[D] Looking for opinions on using 3d models for image recognition.
I was thinking about why the training process for image recognition is such a resource intensive task, and I got caught up on the idea that information loss caused by using projections (i.e. pictures) as training data would be an interesting area to explore.
In comes mesh based 3d models. The training subject now has all of the necessary features in a single example My question is twofold. Do you see any potential in using 3d models as a source for an ML algo/NN, and if yes, how would you go about doing it?
I’ve done a bit of brain storming, but I can’t really get anywhere. My initial thoughts were decompose the problem into parts, and solve it from both ends. One challenge is getting an isolated object from an image to use as a target, and the other is decomposing a 3d model into a useful 2d projection that can be compared with the target.

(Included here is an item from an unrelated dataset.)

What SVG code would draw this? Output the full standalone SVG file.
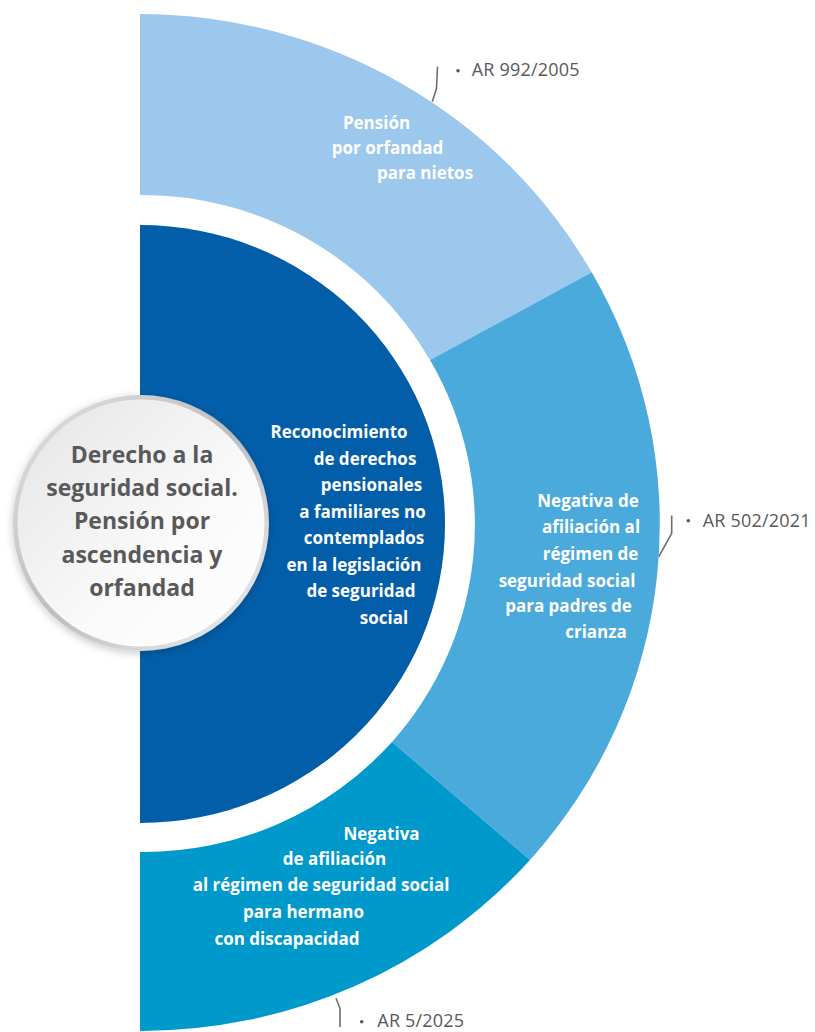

Figuring that the 2D part would be easier, I decided to tackle that first, and I found the task of meaningful image segmentation to be a bit more difficult than I expected. It essentially came down to this: I can use pre existing methods to segment an image, or I can make my own; but nothing actually does decent job of pulling out objects with the exception of NNs which need to be trained to do so. In an attempt to improve the training process, I essentially run into the need to use methods that I’m trying to replace.

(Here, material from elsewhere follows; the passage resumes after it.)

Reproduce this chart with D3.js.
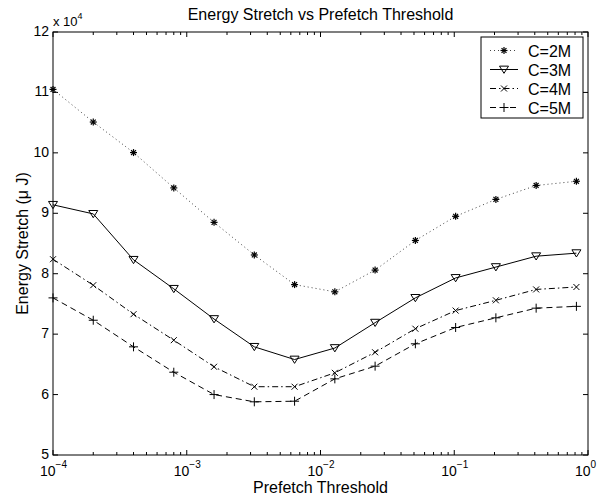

The 3D part has a variety of challenges as well. I figured I could do something like take an image of the model that’s in similar proportion to the image that contains my target, then try to align the centroid of the model with the centroid of the target. This would eventually get to needing to iteratively translate, rotate, and scale the model. Some other obvious issues include segmenting the 3d model, posing the model, and finding what model to use as a reference when there are multiple ones saved.